**WHAT YOU NEED TO DO:** Copy, exactly and only, the lines from the one with "Give me the Bokeh source for this chart." up to and including the one with "label=[fmt(v) for v in values_2004]))", leaving pictures out.

**MATERIALS PROVIDED:**
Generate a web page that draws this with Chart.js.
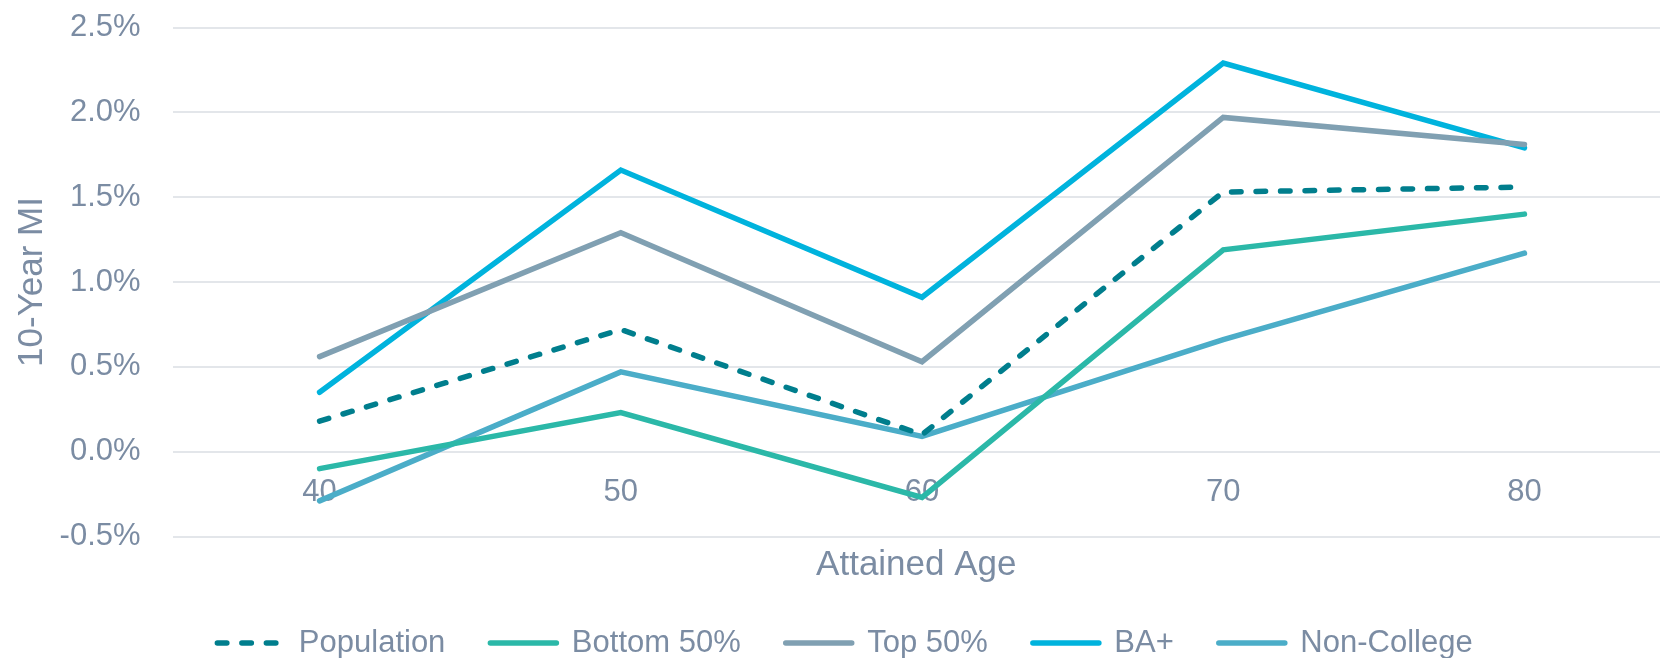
<!DOCTYPE html>
<html>
<head>
<meta charset="utf-8">
<script src="https://cdn.jsdelivr.net/npm/chart.js@4/dist/chart.umd.min.js"></script>
<style>
  html, body { margin: 0; padding: 0; background: #ffffff; overflow: hidden; }
  #wrap { width: 1660px; height: 658px; position: relative; }
</style>
</head>
<body>
<div id="wrap"><canvas id="chart"></canvas></div>
<script>
// Attained ages on the horizontal axis
const ages = [40, 50, 60, 70, 80];

// 10-year mortality improvement, in percent
const population = [0.18, 0.72, 0.10, 1.53, 1.56];
const bottom50   = [-0.10, 0.23, -0.27, 1.19, 1.40];
const top50      = [0.56, 1.29, 0.53, 1.97, 1.81];
const baPlus     = [0.35, 1.66, 0.91, 2.29, 1.79];
const nonCollege = [-0.29, 0.47, 0.09, 0.66, 1.17];

const seriesNames = ['Population', 'Bottom 50%', 'Top 50%', 'BA+', 'Non-College'];
const seriesValues = [population, bottom50, top50, baPlus, nonCollege];
const seriesColors = ['#007E8D', '#2BB8A8', '#80A0B2', '#00B3DD', '#4BADC8'];

const yTicks = [-0.5, 0, 0.5, 1.0, 1.5, 2.0, 2.5];

const textColor = '#7B8CA3';
const gridColor = '#E3E6EA';
const fontFamily = '"Liberation Sans", Arial, sans-serif';

const toPoints = vals => vals.map((v, i) => ({ x: ages[i], y: v }));

const datasets = seriesNames.map((name, i) => ({
  label: name,
  data: toPoints(seriesValues[i]),
  borderColor: seriesColors[i],
  backgroundColor: seriesColors[i],
  borderWidth: 5.5,
  borderCapStyle: 'round',
  borderJoinStyle: 'miter',
  borderDash: i === 0 ? [9.5, 15] : [],
  pointRadius: 0,
  pointHoverRadius: 0,
  tension: 0,
  fill: false,
  xAxisID: 'x',
  yAxisID: 'y'
}));

// x range: half a step of margin before age 40, a bit less after age 80
const xMin = 35.12;
const xMax = 84.5;

// Legend samples take their dash, cap and width from the line itself
function lineLegendLabels(chart) {
  const items = Chart.defaults.plugins.legend.labels.generateLabels(chart);
  items.forEach(item => {
    const ds = chart.data.datasets[item.datasetIndex];
    item.lineDash = ds.borderDash;
    item.lineCap = ds.borderCapStyle;
    item.lineWidth = ds.borderWidth;
    item.strokeStyle = ds.borderColor;
  });
  return items;
}

new Chart(document.getElementById('chart'), {
  type: 'line',
  data: { datasets },
  options: {
    responsive: true,
    maintainAspectRatio: false,
    animation: false,
    layout: { padding: { top: 27.5, right: 0, bottom: -10.5, left: 30 } },
    plugins: {
      tooltip: { enabled: false },
      legend: {
        position: 'bottom',
        fullSize: true,
        labels: {
          usePointStyle: true,
          pointStyle: 'line',
          pointStyleWidth: 66,
          padding: 45,
          color: textColor,
          font: { family: fontFamily, size: 31 },
          generateLabels: lineLegendLabels
        }
      }
    },
    scales: {
      x: {
        type: 'linear',
        position: { y: 0 },
        min: xMin,
        max: xMax,
        afterBuildTicks: axis => { axis.ticks = ages.map(v => ({ value: v })); },
        afterFit: axis => { axis.height = 0; },
        grid: { display: false, drawTicks: false },
        border: { display: false },
        ticks: {
          color: textColor,
          padding: 22,
          maxRotation: 0,
          font: { family: fontFamily, size: 31 },
          callback: v => String(v)
        }
      },
      x2: {
        type: 'linear',
        position: 'bottom',
        min: xMin,
        max: xMax,
        grid: { display: false, drawTicks: false },
        border: { display: false },
        ticks: { display: false },
        title: {
          display: true,
          text: 'Attained Age',
          color: textColor,
          padding: { top: 11, bottom: 0 },
          font: { family: fontFamily, size: 35, lineHeight: 1 }
        }
      },
      y: {
        type: 'linear',
        min: -0.5,
        max: 2.5,
        afterBuildTicks: axis => { axis.ticks = yTicks.map(v => ({ value: v })); },
        afterFit: axis => {
          axis.width = 142.6;
          axis.paddingTop = 0;
          axis.paddingBottom = 0;
        },
        grid: { color: gridColor, lineWidth: 2, drawTicks: false },
        border: { display: false },
        ticks: {
          color: textColor,
          padding: 32,
          font: { family: fontFamily, size: 31 },
          callback: v => v.toFixed(1) + '%'
        },
        title: {
          display: true,
          text: '10-Year MI',
          color: textColor,
          padding: { top: -19, bottom: 0 },
          font: { family: fontFamily, size: 35, lineHeight: 1.2 }
        }
      }
    }
  }
});
</script>
</body>
</html>
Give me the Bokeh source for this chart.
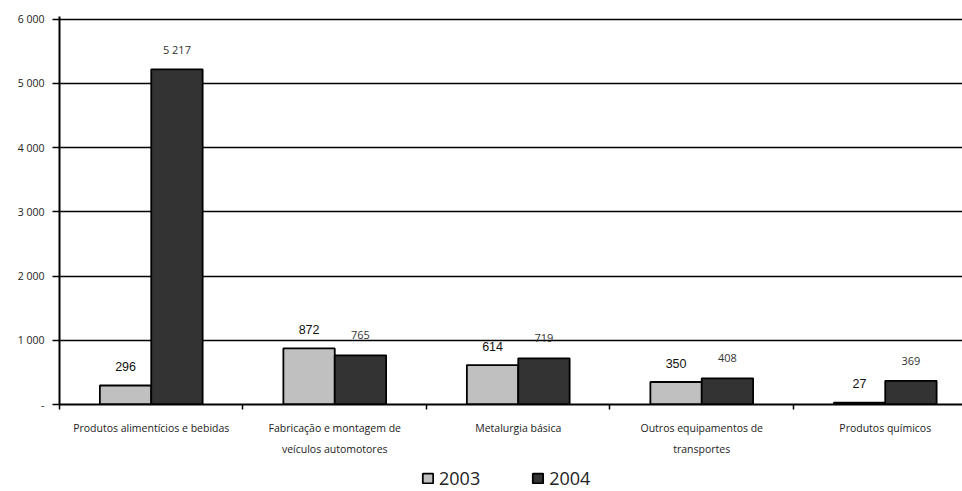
from bokeh.plotting import figure
from bokeh.layouts import column
from bokeh.models import (ColumnDataSource, Range1d, FixedTicker, Legend, LegendItem)
from bokeh.core.properties import value
from bokeh.embed import file_html
from bokeh.resources import INLINE

# Industry sectors and yearly values
categories = [
    "Produtos alimentícios e bebidas",
    "Fabricação e montagem de\nveículos automotores",
    "Metalurgia básica",
    "Outros equipamentos de\ntransportes",
    "Produtos químicos",
]
years = ["2003", "2004"]
values_2003 = [296, 872, 614, 350, 27]
values_2004 = [5217, 765, 719, 408, 369]
y_ticks = [0, 1000, 2000, 3000, 4000, 5000, 6000]
y_tick_labels = ["-", "1 000", "2 000", "3 000", "4 000", "5 000", "6 000"]

colors = {"2003": "#c0c0c0", "2004": "#333333"}


def fmt(v):
    return f"{v:,}".replace(",", " ")


n = len(categories)
centers = [i + 0.5 for i in range(n)]
bar_w = 0.28

src03 = ColumnDataSource(dict(
    x=[c - bar_w / 2 for c in centers], top=values_2003,
    label=[fmt(v) for v in values_2003]))
src04 = ColumnDataSource(dict(
    x=[c + bar_w / 2 for c in centers], top=values_2004,
    label=[fmt(v) for v in values_2004]))

p = figure(width=962, height=466, output_backend="svg", toolbar_location=None,
           x_range=Range1d(0, 4.921), y_range=Range1d(0, 6039),
           min_border_left=59, min_border_right=0, min_border_top=16,
           min_border_bottom=62)
p.outline_line_color = None
p.background_fill_color = "white"
p.border_fill_color = "white"

p.vbar(x="x", top="top", width=bar_w, source=src03,
       fill_color=colors["2003"], line_color="black", line_width=1.8)
p.vbar(x="x", top="top", width=bar_w, source=src04,
       fill_color=colors["2004"], line_color="black", line_width=1.8)

p.text(x="x", y="top", text="label", source=src03, y_offset=-19,
       text_align="center", text_baseline="middle",
       text_font=value("Liberation Sans"), text_font_size="12.5px",
       text_color="#111111")
p.text(x="x", y="top", text="label", source=src04, y_offset=-20,
       text_align="center", text_baseline="middle",
       text_font=value("Open Sans"), text_font_size="11px",
       text_color="#333333")

# y axis
yax = p.yaxis[0]
yax.ticker = FixedTicker(ticks=y_ticks, minor_ticks=[])
yax.major_label_overrides = {t: l for t, l in zip(y_ticks, y_tick_labels)}
yax.axis_line_width = 2
yax.axis_line_color = "black"
yax.major_tick_out = 7
yax.major_tick_in = 0
yax.major_tick_line_width = 1.5
yax.major_label_standoff = 8
yax.major_label_text_font = "Open Sans"
yax.major_label_text_font_size = "10.5px"
yax.major_label_text_color = "#222222"

# x axis: ticks at category boundaries, labels at category centres
xax = p.xaxis[0]
xax.ticker = FixedTicker(ticks=centers, minor_ticks=list(range(n + 1)))
xax.major_label_overrides = {c: lab for c, lab in zip(centers, categories)}
xax.major_tick_line_color = None
xax.minor_tick_out = 5
xax.minor_tick_in = 0
xax.minor_tick_line_width = 1.5
xax.minor_tick_line_color = "black"
xax.axis_line_width = 2
xax.axis_line_color = "black"
xax.major_label_standoff = 10
xax.major_label_text_font = "Open Sans"
xax.major_label_text_font_size = "10.5px"
xax.major_label_text_color = "#222222"
xax.major_label_text_line_height = 1.5

p.xgrid.visible = False
p.ygrid.ticker = FixedTicker(ticks=y_ticks[1:])
p.ygrid.grid_line_color = "black"
p.ygrid.grid_line_width = 1.6

# legend strip under the chart
lg = figure(width=962, height=25, output_backend="svg", toolbar_location=None,
            x_range=Range1d(0, 1), y_range=Range1d(0, 1),
            x_axis_location=None, y_axis_location=None, min_border=0)
lg.grid.visible = False
lg.outline_line_color = None
items = []
for yr in years:
    # swatch renderer kept outside the visible range; only its legend entry shows
    r = lg.quad(left=[-3], right=[-2], bottom=[-3], top=[-2],
                fill_color=colors[yr], line_color="black", line_width=1.8)
    items.append(LegendItem(label=yr, renderers=[r]))
legend = Legend(items=items, orientation="horizontal", location=(362, 1),
                glyph_width=13, glyph_height=12, label_standoff=5,
                spacing=51, padding=0, margin=0,
                border_line_color=None, background_fill_alpha=0,
                label_text_font="Open Sans", label_text_font_size="18px",
                label_text_color="#222222")
lg.add_layout(legend)

layout = column(p, lg, spacing=0)
open("out.html", "w").write(file_html(layout, INLINE))
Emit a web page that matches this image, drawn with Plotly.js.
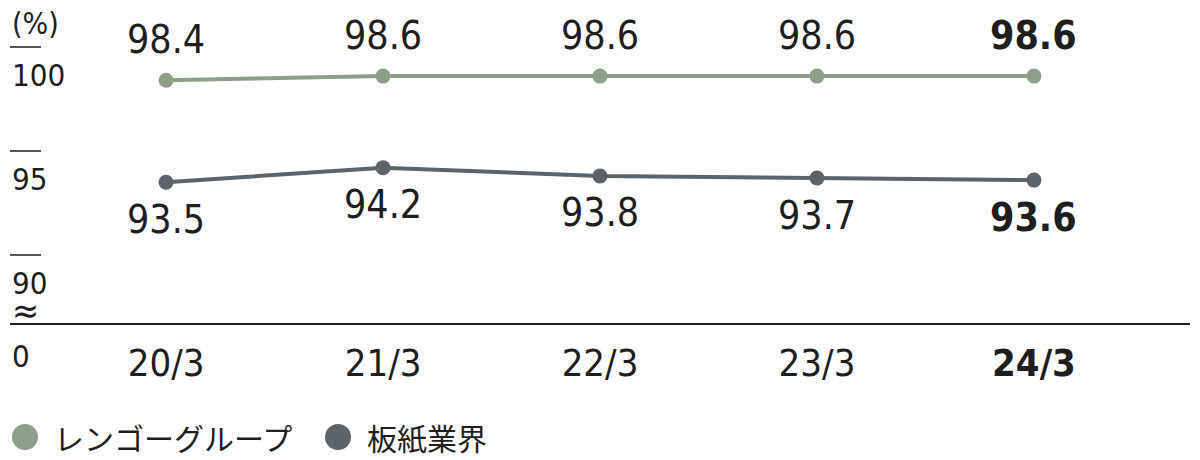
<!DOCTYPE html>
<html>
<head>
<meta charset="utf-8">
<script src="https://cdn.plot.ly/plotly-3.0.1.min.js"></script>
<style>
  html, body { margin: 0; padding: 0; background: #fff; }
  #plot { width: 1200px; height: 460px; }
</style>
</head>
<body>
<div id="plot"></div>
<script>
const categories = ["20/3", "21/3", "22/3", "23/3", "24/3"];
const rengo = [98.4, 98.6, 98.6, 98.6, 98.6];
const industry = [93.5, 94.2, 93.8, 93.7, 93.6];
const seriesNames = ["レンゴーグループ", "板紙業界"];
const yTicks = [100, 95, 90];

const GREEN = "#8e9f89",
  DARK = "#5c6369",
  INK = "#1e1e1e";
const NUM_FONT = "DejaVu Sans Condensed, sans-serif";
const JP_FONT = "Noto Sans CJK JP, sans-serif";

const xIdx = categories.map((c, i) => i);
const last = categories.length - 1;
const bold = (s, i) => (i === last ? "<b>" + s + "</b>" : s);

function lineTrace(values, color) {
  return {
    x: xIdx,
    y: values,
    type: "scatter",
    mode: "lines+markers",
    line: { color: color, width: 4 },
    marker: { color: color, size: 15 },
    showlegend: false,
    hoverinfo: "skip",
  };
}

const annotations = [];
// value labels
rengo.forEach((v, i) => {
  annotations.push({
    x: i, y: v, xref: "x", yref: "y", yshift: 41,
    text: bold(v.toFixed(1), i), showarrow: false,
    font: { family: NUM_FONT, size: 39, color: INK },
  });
});
industry.forEach((v, i) => {
  annotations.push({
    x: i, y: v, xref: "x", yref: "y", yshift: -37,
    text: bold(v.toFixed(1), i), showarrow: false,
    font: { family: NUM_FONT, size: 39, color: INK },
  });
});
// y axis labels under their tick bars; the lowest one carries the axis-break sign
yTicks.forEach((t, k) => {
  const isLow = k === yTicks.length - 1;
  annotations.push({
    x: 0, y: t, xref: "paper", yref: "y", xanchor: "left", align: "left",
    yshift: isLow ? -43 : -28,
    text: isLow
      ? "<span style='font-size:31px'>" + t + "</span><br><span style='font-size:36px'>≈</span>"
      : String(t),
    showarrow: false,
    font: { family: NUM_FONT, size: isLow ? 22 : 31, color: INK },
  });
});
annotations.push({
  x: 0, y: yTicks[0], xref: "paper", yref: "y", xanchor: "left", yshift: 24,
  text: "(%)", showarrow: false,
  font: { family: NUM_FONT, size: 30, color: INK },
});
annotations.push({
  x: 0, y: 0, xref: "paper", yref: "paper", xanchor: "left", yanchor: "middle", xshift: 0, yshift: -33,
  text: "0", showarrow: false,
  font: { family: NUM_FONT, size: 31, color: INK },
});

// legend (drawn by hand so the dots can be as big as in the reference)
const legendX = [0.0127, 0.278];
const legendY = -0.353;
const shapes = [];
seriesNames.forEach((name, k) => {
  const c = k === 0 ? GREEN : DARK;
  shapes.push({
    type: "circle", xref: "paper", yref: "paper",
    xsizemode: "pixel", ysizemode: "pixel",
    xanchor: legendX[k], yanchor: legendY,
    x0: -13, x1: 13, y0: -13, y1: 13,
    fillcolor: c, line: { width: 0 },
  });
  annotations.push({
    x: legendX[k], y: legendY, xref: "paper", yref: "paper",
    xanchor: "left", yanchor: "middle", xshift: 27,
    text: name, showarrow: false,
    font: { family: JP_FONT, size: 30, color: INK },
  });
});

// tick bars above y labels
yTicks.forEach((t) => {
  shapes.push({
    type: "line", xref: "paper", yref: "y",
    x0: 0, x1: 31 / 1180, y0: t, y1: t,
    line: { color: INK, width: 1.5 },
  });
});

const layout = {
  width: 1200,
  height: 460,
  margin: { l: 10, r: 10, t: 0, b: 137 },
  paper_bgcolor: "#fff",
  plot_bgcolor: "#fff",
  showlegend: false,
  xaxis: {
    range: [-0.719, 4.719],
    tickvals: xIdx,
    ticktext: categories.map(bold),
    tickfont: { family: NUM_FONT, size: 38, color: INK },
    showgrid: false,
    zeroline: false,
    showline: true,
    linecolor: INK,
    linewidth: 2,
    ticks: "",
    ticklabelstandoff: 5,
  },
  yaxis: {
    range: [86.73, 102.26],
    showgrid: false,
    zeroline: false,
    showticklabels: false,
    ticks: "",
  },
  shapes: shapes,
  annotations: annotations,
};

Plotly.newPlot("plot", [lineTrace(rengo, GREEN), lineTrace(industry, DARK)], layout, {
  displayModeBar: false,
  staticPlot: true,
});
</script>
</body>
</html>
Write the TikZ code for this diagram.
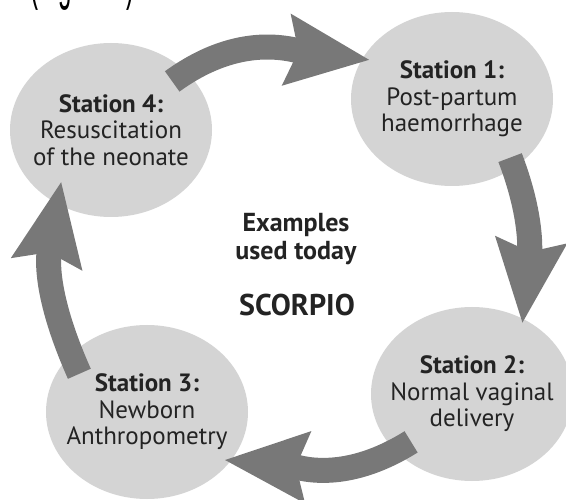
\documentclass[tikz,border=0pt]{standalone}
\usepackage{fontspec}
\setmainfont{PT Sans}
\newfontfamily\figfont{Liberation Sans}
\usetikzlibrary{arrows.meta,shapes.geometric}
\definecolor{stationgray}{RGB}{212,212,212}
\definecolor{arrowgray}{RGB}{120,120,120}
\definecolor{textgray}{RGB}{35,35,35}

\begin{document}
\begin{tikzpicture}[x=1pt,y=1pt,>=Stealth,
  station/.style={ellipse,fill=stationgray,minimum width=202pt,minimum height=174pt,inner sep=0pt},
  stationtext/.style={text=textgray,align=center,font=\fontsize{25}{26.5}\selectfont},
  cycle/.style={arrowgray,line width=25pt,-{Stealth[length=82pt,width=68pt,inset=10pt]}}]
  \useasboundingbox (0,0) rectangle (566,499);
  % caption cut off at the top
  \node[anchor=base west,inner sep=0pt,font=\figfont\fontsize{24}{28}\selectfont] (fig) at (30,500) {\scalebox{1}[2.4]{(Figure 1)}};
  % the four stations
  \node[station] (s4) at (111,369) {};
  \node[station] (s1) at (452,400) {};
  \node[station] (s2) at (472,105) {};
  \node[station] (s3) at (147,87) {};
  % arrows round the cycle
  \draw[cycle,shorten <=-17pt,shorten >=-8pt] (s4.38) to[out=36,in=173] (s1.156);
  \draw[cycle,shorten <=-11pt,shorten >=-5pt] (s1.-48) to[out=-69,in=84] (s2.56);
  \draw[cycle,shorten <=-18pt,shorten >=-7pt] (s2.217) to[out=212,in=-5] (s3.-30);
  \draw[cycle,shorten <=-21pt,shorten >=-23pt] (s3.143) to[out=114,in=-100] (s4.234);
  % texts
  \node[stationtext] (t4) at (s4) {\textbf{Station 4:}\\Resuscitation\\of the neonate};
  \node[stationtext] (t1) at (s1) {\textbf{Station 1:}\\Post-partum\\haemorrhage};
  \node[stationtext] (t2) at (s2) {\textbf{Station 2:}\\Normal vaginal\\delivery};
  \node[stationtext] (t3) at (s3) {\textbf{Station 3:}\\Newborn\\Anthropometry};
  \node[stationtext,font=\fontsize{26}{28}\selectfont\bfseries] (ex) at (296,260) {Examples\\used today};
  \node[stationtext,font=\fontsize{30}{32}\selectfont\bfseries] (sc) at (297,194) {SCORPIO};
\end{tikzpicture}
\end{document}
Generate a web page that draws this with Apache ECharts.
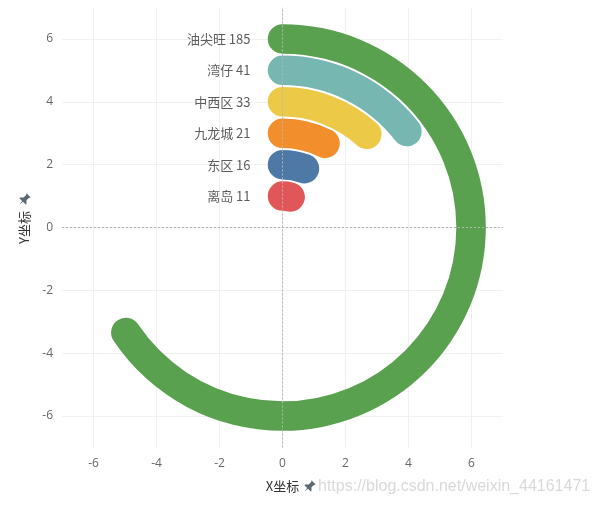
<!DOCTYPE html>
<html><head><meta charset="utf-8">
<script src="https://cdn.jsdelivr.net/npm/echarts@6/dist/echarts.min.js"></script>
<style>html,body{margin:0;padding:0;background:#fff}#c{width:594px;height:507px}</style>
</head><body><div id="c"></div>
<script>
// ---- data ----
const categories = ['油尖旺', '湾仔', '中西区', '九龙城', '东区', '离岛'];
const values = [185, 41, 33, 21, 16, 11];
const colors = ['#59a14f', '#76b7b2', '#edc948', '#f28e2b', '#4e79a7', '#e15759'];
const tickValues = [-6, -4, -2, 0, 2, 4, 6];
const axisMin = -7, axisMax = 7;
const angleMax = 282; // value that would make a full circle

// ---- layout ----
const G = { left: 62, top: 7.5, width: 441, height: 440 };
const unit = G.height / (axisMax - axisMin);
const cx = G.left + G.width / 2, cy = G.top + G.height / 2;

const ringCats = categories.slice().reverse();
const ringVals = values.slice().reverse();
const ringCols = colors.slice().reverse();

const pinPts = [[-3,-6.5],[3,-6.5],[2,-5],[2,-1.5],[4.5,1],[4.5,2],[0.6,2],[0,6.5],[-0.6,2],[-4.5,2],[-4.5,1],[-2,-1.5],[-2,-5]];
function pin(x, y) {
  return {
    type: 'group', x: x, y: y, rotation: -Math.PI / 4, z: 10,
    children: [{ type: 'polygon', shape: { points: pinPts }, style: { fill: '#5d6772' } }]
  };
}

const axisCommon = {
  type: 'value', min: axisMin, max: axisMax,
  axisLine: { show: true, lineStyle: { color: '#ebebeb', width: 1 } },
  axisTick: { show: false, customValues: tickValues },
  axisLabel: { customValues: tickValues, color: '#666', fontSize: 12, fontFamily: 'Open Sans, sans-serif' },
  splitLine: { show: true, lineStyle: { color: '#f0f0f0', width: 1 } },
  nameLocation: 'middle',
  nameTextStyle: { color: '#333', fontSize: 13, fontFamily: 'Noto Sans CJK SC' }
};

const chart = echarts.init(document.getElementById('c'));
chart.setOption({
  animation: false,
  backgroundColor: '#fff',
  grid: { left: G.left, top: G.top, width: G.width, height: G.height, containLabel: false },
  xAxis: Object.assign({}, axisCommon, { name: 'X坐标', nameGap: 32, axisLabel: Object.assign({}, axisCommon.axisLabel, { margin: 10 }) }),
  yAxis: Object.assign({}, axisCommon, { name: 'Y坐标', nameGap: 31, axisLabel: Object.assign({}, axisCommon.axisLabel, { margin: 9 }) }),
  polar: { center: [cx, cy], radius: [unit * 0.5, unit * (categories.length + 0.5)] },
  angleAxis: { type: 'value', min: 0, max: angleMax, startAngle: 90, clockwise: true, show: false },
  radiusAxis: { type: 'category', data: ringCats, show: false },
  series: [
    {
      type: 'bar', coordinateSystem: 'polar', roundCap: true, barWidth: 29.5, z: 3,
      data: ringVals.map((v, i) => ({ value: v, itemStyle: { color: ringCols[i] } }))
    },
    {
      type: 'scatter', symbolSize: 0, z: 1, silent: true,
      data: categories.map((c, i) => ({ name: c, value: [0, categories.length - i] })),
      label: {
        show: true, position: 'left', distance: 32, color: '#333', fontSize: 13,
        fontFamily: 'Noto Sans CJK SC',
        formatter: p => p.name + ' ' + values[p.dataIndex]
      },
      markLine: {
        silent: true, symbol: 'none', label: { show: false },
        lineStyle: { color: '#b5b5b5', type: [2, 2], width: 1 },
        data: [{ xAxis: 0 }, { yAxis: 0 }]
      }
    }
  ],
  graphic: [
    pin(309, 487),
    pin(24, 200),
    { type: 'text', left: 318, top: 479, z: 9, style: { text: 'https://blog.csdn.net/weixin_44161471', fill: '#d9d9d9', font: '16px "Liberation Sans", Arial, sans-serif' } }
  ]
});
</script></body></html>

**OUTPUT BELOW:**
Give me the Bokeh source for this chart.
from bokeh.plotting import figure
from bokeh.layouts import column
from bokeh.models import (ColumnDataSource, Range1d, FixedTicker, Legend, LegendItem)
from bokeh.core.properties import value
from bokeh.embed import file_html
from bokeh.resources import INLINE

# Industry sectors and yearly values
categories = [
    "Produtos alimentícios e bebidas",
    "Fabricação e montagem de\nveículos automotores",
    "Metalurgia básica",
    "Outros equipamentos de\ntransportes",
    "Produtos químicos",
]
years = ["2003", "2004"]
values_2003 = [296, 872, 614, 350, 27]
values_2004 = [5217, 765, 719, 408, 369]
y_ticks = [0, 1000, 2000, 3000, 4000, 5000, 6000]
y_tick_labels = ["-", "1 000", "2 000", "3 000", "4 000", "5 000", "6 000"]

colors = {"2003": "#c0c0c0", "2004": "#333333"}


def fmt(v):
    return f"{v:,}".replace(",", " ")


n = len(categories)
centers = [i + 0.5 for i in range(n)]
bar_w = 0.28

src03 = ColumnDataSource(dict(
    x=[c - bar_w / 2 for c in centers], top=values_2003,
    label=[fmt(v) for v in values_2003]))
src04 = ColumnDataSource(dict(
    x=[c + bar_w / 2 for c in centers], top=values_2004,
    label=[fmt(v) for v in values_2004]))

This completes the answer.